Omit every picture, then give all the entries again exactly.

☆ ☆ ☆ ☆ ☆ ☆ ☆

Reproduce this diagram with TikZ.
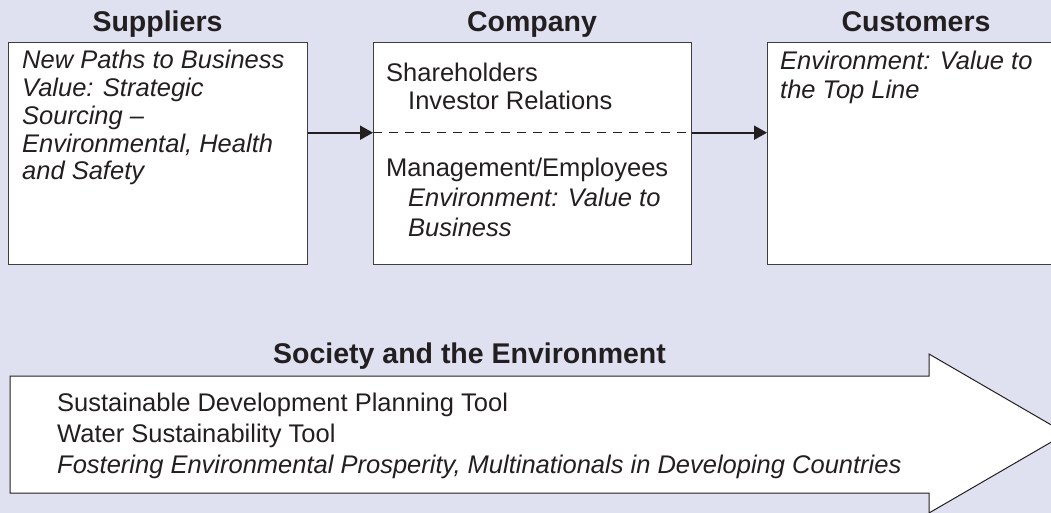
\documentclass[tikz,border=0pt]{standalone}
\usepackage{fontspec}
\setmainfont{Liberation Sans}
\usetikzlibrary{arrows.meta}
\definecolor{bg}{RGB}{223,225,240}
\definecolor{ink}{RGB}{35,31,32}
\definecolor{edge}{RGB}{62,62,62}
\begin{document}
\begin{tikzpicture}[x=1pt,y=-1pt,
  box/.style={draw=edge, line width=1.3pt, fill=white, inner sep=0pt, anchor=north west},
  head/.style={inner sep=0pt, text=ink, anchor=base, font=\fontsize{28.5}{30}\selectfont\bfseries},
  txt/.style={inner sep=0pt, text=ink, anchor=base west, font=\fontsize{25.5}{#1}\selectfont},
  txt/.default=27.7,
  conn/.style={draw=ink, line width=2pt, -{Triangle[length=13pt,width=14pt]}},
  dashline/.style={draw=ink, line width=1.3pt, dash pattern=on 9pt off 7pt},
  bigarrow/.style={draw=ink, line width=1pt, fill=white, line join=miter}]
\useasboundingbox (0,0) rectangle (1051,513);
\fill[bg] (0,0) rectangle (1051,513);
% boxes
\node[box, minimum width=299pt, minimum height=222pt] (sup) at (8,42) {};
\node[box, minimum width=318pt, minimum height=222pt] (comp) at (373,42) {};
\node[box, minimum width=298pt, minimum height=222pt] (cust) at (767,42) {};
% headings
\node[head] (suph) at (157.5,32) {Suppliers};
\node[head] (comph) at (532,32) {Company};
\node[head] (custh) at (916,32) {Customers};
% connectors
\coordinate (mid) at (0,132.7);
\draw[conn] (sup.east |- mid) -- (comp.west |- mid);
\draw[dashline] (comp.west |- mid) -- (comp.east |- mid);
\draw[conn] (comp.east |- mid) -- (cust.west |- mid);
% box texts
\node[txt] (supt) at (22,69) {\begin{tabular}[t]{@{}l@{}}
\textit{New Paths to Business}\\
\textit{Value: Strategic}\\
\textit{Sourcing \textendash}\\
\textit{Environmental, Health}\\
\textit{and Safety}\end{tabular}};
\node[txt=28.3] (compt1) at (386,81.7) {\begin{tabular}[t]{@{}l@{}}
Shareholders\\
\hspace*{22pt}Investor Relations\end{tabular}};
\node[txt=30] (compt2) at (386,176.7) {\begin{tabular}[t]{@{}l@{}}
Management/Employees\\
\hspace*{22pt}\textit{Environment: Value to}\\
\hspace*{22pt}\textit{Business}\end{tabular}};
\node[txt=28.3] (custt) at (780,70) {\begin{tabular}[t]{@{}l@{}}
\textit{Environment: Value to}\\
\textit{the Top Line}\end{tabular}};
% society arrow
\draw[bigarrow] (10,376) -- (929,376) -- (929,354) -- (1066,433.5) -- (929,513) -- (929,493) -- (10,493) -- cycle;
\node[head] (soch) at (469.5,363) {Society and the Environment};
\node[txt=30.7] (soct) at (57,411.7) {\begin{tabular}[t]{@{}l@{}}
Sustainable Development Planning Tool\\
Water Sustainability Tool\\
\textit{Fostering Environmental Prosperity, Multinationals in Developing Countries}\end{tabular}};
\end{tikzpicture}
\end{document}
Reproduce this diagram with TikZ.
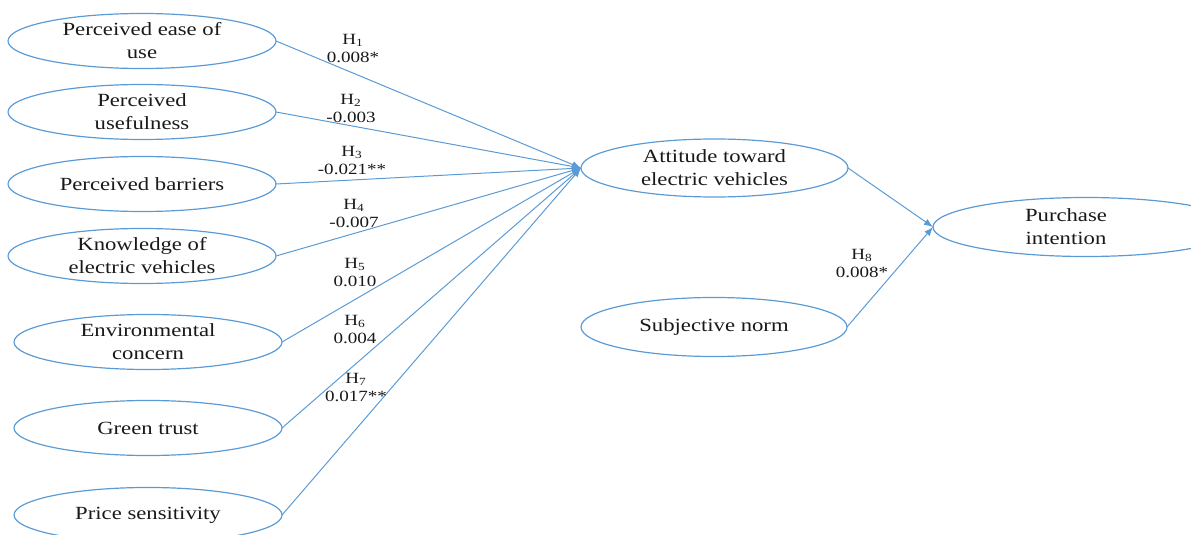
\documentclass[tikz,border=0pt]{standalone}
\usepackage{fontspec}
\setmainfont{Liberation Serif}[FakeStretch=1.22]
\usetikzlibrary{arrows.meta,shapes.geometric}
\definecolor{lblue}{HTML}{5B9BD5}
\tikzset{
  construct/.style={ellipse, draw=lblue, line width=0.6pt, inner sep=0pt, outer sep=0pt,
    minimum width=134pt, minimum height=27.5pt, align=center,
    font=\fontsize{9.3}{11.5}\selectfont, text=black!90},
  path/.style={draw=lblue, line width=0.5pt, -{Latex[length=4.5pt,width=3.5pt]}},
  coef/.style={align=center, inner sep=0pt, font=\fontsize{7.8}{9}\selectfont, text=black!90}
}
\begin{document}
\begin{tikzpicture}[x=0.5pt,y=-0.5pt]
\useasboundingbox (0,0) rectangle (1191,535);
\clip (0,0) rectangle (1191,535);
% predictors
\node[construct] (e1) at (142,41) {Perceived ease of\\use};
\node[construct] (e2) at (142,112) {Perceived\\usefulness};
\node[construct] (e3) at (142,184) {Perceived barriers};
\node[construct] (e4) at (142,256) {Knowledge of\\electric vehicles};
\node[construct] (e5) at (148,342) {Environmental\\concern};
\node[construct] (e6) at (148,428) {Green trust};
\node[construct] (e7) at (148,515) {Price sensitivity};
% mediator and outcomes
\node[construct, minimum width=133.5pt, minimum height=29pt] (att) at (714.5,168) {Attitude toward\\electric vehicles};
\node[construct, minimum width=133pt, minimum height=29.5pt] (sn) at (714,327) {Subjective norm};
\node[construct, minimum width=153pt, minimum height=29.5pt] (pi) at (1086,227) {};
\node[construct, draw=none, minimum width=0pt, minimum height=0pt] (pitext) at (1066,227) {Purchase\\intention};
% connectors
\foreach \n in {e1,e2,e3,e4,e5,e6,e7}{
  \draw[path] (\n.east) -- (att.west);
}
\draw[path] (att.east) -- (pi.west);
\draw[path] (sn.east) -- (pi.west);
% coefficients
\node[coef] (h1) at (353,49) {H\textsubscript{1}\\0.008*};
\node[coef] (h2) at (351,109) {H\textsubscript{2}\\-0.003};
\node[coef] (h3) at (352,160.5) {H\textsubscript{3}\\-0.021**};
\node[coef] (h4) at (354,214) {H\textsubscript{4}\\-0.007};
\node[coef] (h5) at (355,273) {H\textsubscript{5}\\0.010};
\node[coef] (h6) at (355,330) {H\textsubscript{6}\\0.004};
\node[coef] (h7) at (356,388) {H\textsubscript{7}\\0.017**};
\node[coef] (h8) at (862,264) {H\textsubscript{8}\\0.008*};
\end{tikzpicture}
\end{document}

☆ ☆ ☆ ☆ ☆ ☆ ☆

# COMPLETE ANSWER
Reproduce this diagram with TikZ.
\documentclass[tikz,border=0pt]{standalone}
\usepackage{fontspec}
\setmainfont{Liberation Sans}
\usetikzlibrary{arrows.meta}
\definecolor{bg}{RGB}{223,225,240}
\definecolor{ink}{RGB}{35,31,32}
\definecolor{edge}{RGB}{62,62,62}
\begin{document}
\begin{tikzpicture}[x=1pt,y=-1pt,
  box/.style={draw=edge, line width=1.3pt, fill=white, inner sep=0pt, anchor=north west},
  head/.style={inner sep=0pt, text=ink, anchor=base, font=\fontsize{28.5}{30}\selectfont\bfseries},
  txt/.style={inner sep=0pt, text=ink, anchor=base west, font=\fontsize{25.5}{#1}\selectfont},
  txt/.default=27.7,
  conn/.style={draw=ink, line width=2pt, -{Triangle[length=13pt,width=14pt]}},
  dashline/.style={draw=ink, line width=1.3pt, dash pattern=on 9pt off 7pt},
  bigarrow/.style={draw=ink, line width=1pt, fill=white, line join=miter}]
\useasboundingbox (0,0) rectangle (1051,513);
\fill[bg] (0,0) rectangle (1051,513);
% boxes
\node[box, minimum width=299pt, minimum height=222pt] (sup) at (8,42) {};
\node[box, minimum width=318pt, minimum height=222pt] (comp) at (373,42) {};
\node[box, minimum width=298pt, minimum height=222pt] (cust) at (767,42) {};
% headings
\node[head] (suph) at (157.5,32) {Suppliers};
\node[head] (comph) at (532,32) {Company};
\node[head] (custh) at (916,32) {Customers};
% connectors
\coordinate (mid) at (0,132.7);
\draw[conn] (sup.east |- mid) -- (comp.west |- mid);
\draw[dashline] (comp.west |- mid) -- (comp.east |- mid);
\draw[conn] (comp.east |- mid) -- (cust.west |- mid);
% box texts
\node[txt] (supt) at (22,69) {\begin{tabular}[t]{@{}l@{}}
\textit{New Paths to Business}\\
\textit{Value: Strategic}\\
\textit{Sourcing \textendash}\\
\textit{Environmental, Health}\\
\textit{and Safety}\end{tabular}};
\node[txt=28.3] (compt1) at (386,81.7) {\begin{tabular}[t]{@{}l@{}}
Shareholders\\
\hspace*{22pt}Investor Relations\end{tabular}};
\node[txt=30] (compt2) at (386,176.7) {\begin{tabular}[t]{@{}l@{}}
Management/Employees\\
\hspace*{22pt}\textit{Environment: Value to}\\
\hspace*{22pt}\textit{Business}\end{tabular}};
\node[txt=28.3] (custt) at (780,70) {\begin{tabular}[t]{@{}l@{}}
\textit{Environment: Value to}\\
\textit{the Top Line}\end{tabular}};
% society arrow
\draw[bigarrow] (10,376) -- (929,376) -- (929,354) -- (1066,433.5) -- (929,513) -- (929,493) -- (10,493) -- cycle;
\node[head] (soch) at (469.5,363) {Society and the Environment};
\node[txt=30.7] (soct) at (57,411.7) {\begin{tabular}[t]{@{}l@{}}
Sustainable Development Planning Tool\\
Water Sustainability Tool\\
\textit{Fostering Environmental Prosperity, Multinationals in Developing Countries}\end{tabular}};
\end{tikzpicture}
\end{document}
Reproduce this diagram with TikZ.
\documentclass[tikz,border=0pt]{standalone}
\usepackage{fontspec}
\setmainfont{Liberation Serif}[FakeStretch=1.22]
\usetikzlibrary{arrows.meta,shapes.geometric}
\definecolor{lblue}{HTML}{5B9BD5}
\tikzset{
  construct/.style={ellipse, draw=lblue, line width=0.6pt, inner sep=0pt, outer sep=0pt,
    minimum width=134pt, minimum height=27.5pt, align=center,
    font=\fontsize{9.3}{11.5}\selectfont, text=black!90},
  path/.style={draw=lblue, line width=0.5pt, -{Latex[length=4.5pt,width=3.5pt]}},
  coef/.style={align=center, inner sep=0pt, font=\fontsize{7.8}{9}\selectfont, text=black!90}
}
\begin{document}
\begin{tikzpicture}[x=0.5pt,y=-0.5pt]
\useasboundingbox (0,0) rectangle (1191,535);
\clip (0,0) rectangle (1191,535);
% predictors
\node[construct] (e1) at (142,41) {Perceived ease of\\use};
\node[construct] (e2) at (142,112) {Perceived\\usefulness};
\node[construct] (e3) at (142,184) {Perceived barriers};
\node[construct] (e4) at (142,256) {Knowledge of\\electric vehicles};
\node[construct] (e5) at (148,342) {Environmental\\concern};
\node[construct] (e6) at (148,428) {Green trust};
\node[construct] (e7) at (148,515) {Price sensitivity};
% mediator and outcomes
\node[construct, minimum width=133.5pt, minimum height=29pt] (att) at (714.5,168) {Attitude toward\\electric vehicles};
\node[construct, minimum width=133pt, minimum height=29.5pt] (sn) at (714,327) {Subjective norm};
\node[construct, minimum width=153pt, minimum height=29.5pt] (pi) at (1086,227) {};
\node[construct, draw=none, minimum width=0pt, minimum height=0pt] (pitext) at (1066,227) {Purchase\\intention};
% connectors
\foreach \n in {e1,e2,e3,e4,e5,e6,e7}{
  \draw[path] (\n.east) -- (att.west);
}
\draw[path] (att.east) -- (pi.west);
\draw[path] (sn.east) -- (pi.west);
% coefficients
\node[coef] (h1) at (353,49) {H\textsubscript{1}\\0.008*};
\node[coef] (h2) at (351,109) {H\textsubscript{2}\\-0.003};
\node[coef] (h3) at (352,160.5) {H\textsubscript{3}\\-0.021**};
\node[coef] (h4) at (354,214) {H\textsubscript{4}\\-0.007};
\node[coef] (h5) at (355,273) {H\textsubscript{5}\\0.010};
\node[coef] (h6) at (355,330) {H\textsubscript{6}\\0.004};
\node[coef] (h7) at (356,388) {H\textsubscript{7}\\0.017**};
\node[coef] (h8) at (862,264) {H\textsubscript{8}\\0.008*};
\end{tikzpicture}
\end{document}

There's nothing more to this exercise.